Print the material below exactly as it stands, please, from its first line to the line holding "fig = go.Figure()", with no pictures.

BEGIN

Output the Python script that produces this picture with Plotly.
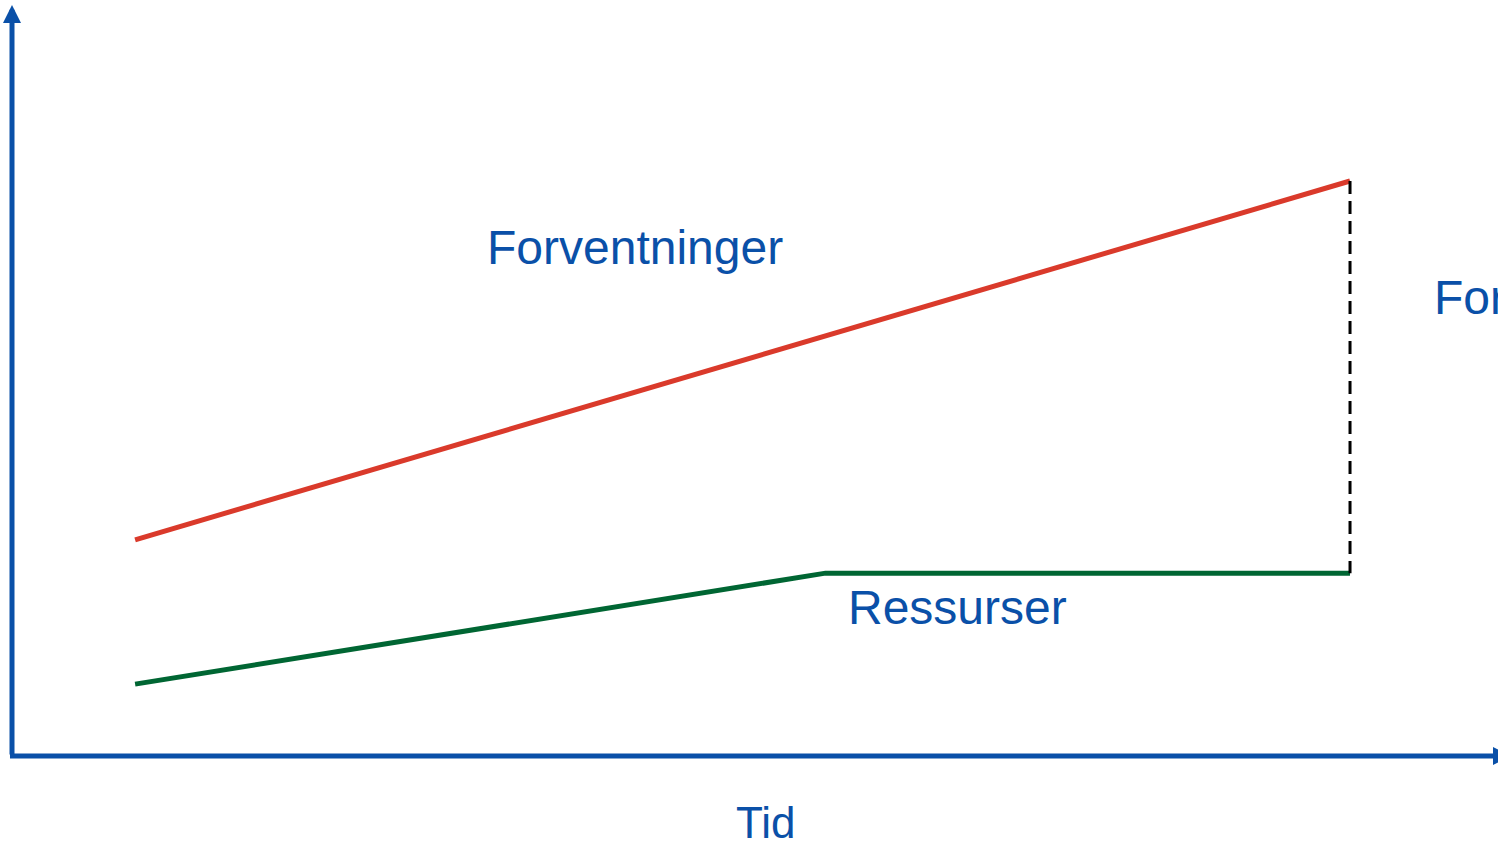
import plotly.graph_objects as go

# Data (arbitrary "time" units on x, arbitrary level units on y)
red_time = [0.92, 10.0]
red_level = [3.76, 10.0]          # Forventninger
green_time = [0.92, 6.08, 10.0]
green_level = [1.25, 3.18, 3.18]  # Ressurser

label_expect = "Forventninger"
label_res = "Ressurser"
label_gap = "Forventningsgap"
label_x = "Tid"

BLUE = "#0A50A8"
RED = "#DA3A2B"
GREEN = "#006633"
FONT = "Liberation Sans, Arial, sans-serif"

x_range = [-0.0897, 11.106]
y_range = [-1.496, 13.148]

fig = go.Figure()

fig.add_trace(go.Scatter(x=red_time, y=red_level, mode="lines",
                         line=dict(color=RED, width=5), hoverinfo="skip"))
fig.add_trace(go.Scatter(x=green_time, y=green_level, mode="lines",
                         line=dict(color=GREEN, width=5), hoverinfo="skip"))
# gap between expectations and resources at the final time
fig.add_trace(go.Scatter(x=[red_time[-1], green_time[-1]], y=[red_level[-1], green_level[-1]],
                         mode="lines", line=dict(color="black", width=3, dash="13px,7px"),
                         hoverinfo="skip"))

# vertical axis arrow
fig.add_annotation(x=0, y=13.06, ax=0, ay=0, xref="x", yref="y", axref="x", ayref="y",
                   text="", showarrow=True, arrowhead=2, arrowsize=0.72, arrowwidth=5,
                   arrowcolor=BLUE)
# horizontal axis (arrow tip runs off the right edge)
fig.add_shape(type="line", xref="x", yref="y", x0=-0.015, x1=11.2, y0=0, y1=0,
              line=dict(color=BLUE, width=5))
fig.add_shape(type="path", xref="paper", yref="y",
              path="M 0.99666,0.1565 L 1.00868,0 L 0.99666,-0.1565 Z",
              fillcolor=BLUE, line=dict(width=0))

fig.add_annotation(x=4.656, y=8.852, text=label_expect, showarrow=False,
                   font=dict(family=FONT, size=48, color=BLUE), xanchor="center", yanchor="middle")
fig.add_annotation(x=7.07, y=2.59, text=label_res, showarrow=False,
                   font=dict(family=FONT, size=48, color=BLUE), xanchor="center", yanchor="middle")
fig.add_annotation(x=10.61, y=7.98, text=label_gap, showarrow=False,
                   font=dict(family=FONT, size=48, color=BLUE), xanchor="left", yanchor="middle")
fig.add_annotation(x=5.635, y=-1.15, text=label_x, showarrow=False,
                   font=dict(family=FONT, size=44, color=BLUE), xanchor="center", yanchor="middle")

fig.update_layout(
    width=1498, height=842,
    margin=dict(l=0, r=0, t=0, b=0),
    paper_bgcolor="white", plot_bgcolor="white",
    showlegend=False,
    xaxis=dict(range=x_range, visible=False, fixedrange=True),
    yaxis=dict(range=y_range, visible=False, fixedrange=True),
)

fig.write_html("out.html", config={"displayModeBar": False},
               post_script="document.body.style.margin='0';document.body.style.overflow='hidden';")
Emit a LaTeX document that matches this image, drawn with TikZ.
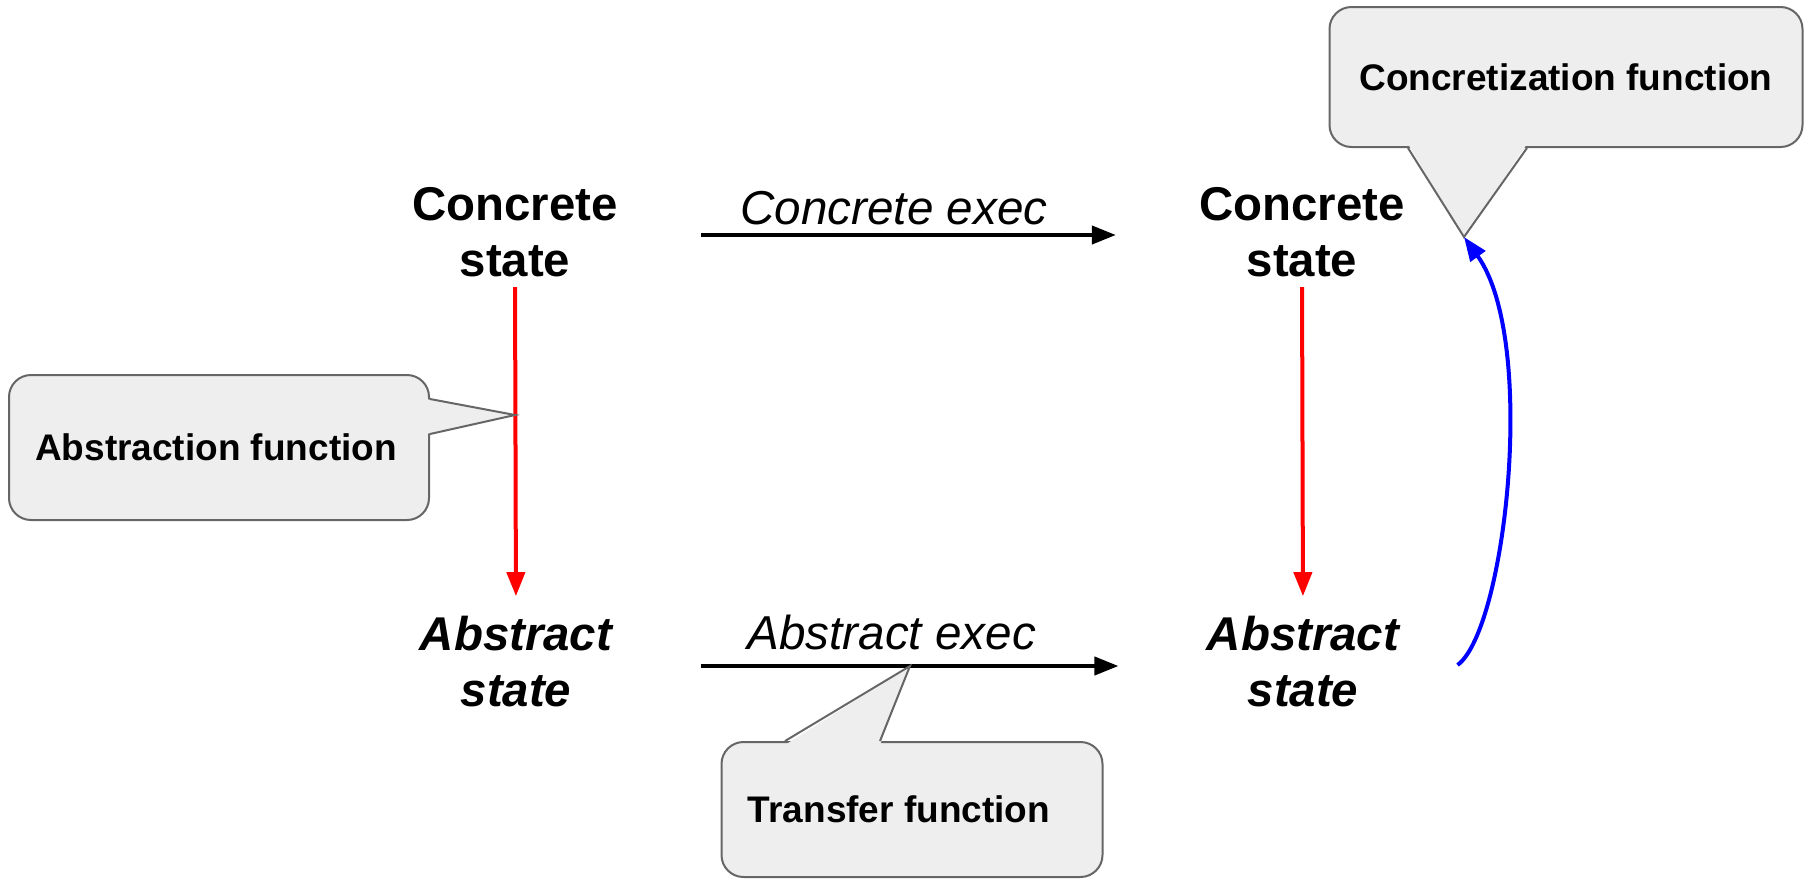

END

EXPECTED ANSWER:
Output the Python script that produces this picture with Plotly.
import plotly.graph_objects as go

# Data (arbitrary "time" units on x, arbitrary level units on y)
red_time = [0.92, 10.0]
red_level = [3.76, 10.0]          # Forventninger
green_time = [0.92, 6.08, 10.0]
green_level = [1.25, 3.18, 3.18]  # Ressurser

label_expect = "Forventninger"
label_res = "Ressurser"
label_gap = "Forventningsgap"
label_x = "Tid"

BLUE = "#0A50A8"
RED = "#DA3A2B"
GREEN = "#006633"
FONT = "Liberation Sans, Arial, sans-serif"

x_range = [-0.0897, 11.106]
y_range = [-1.496, 13.148]

fig = go.Figure()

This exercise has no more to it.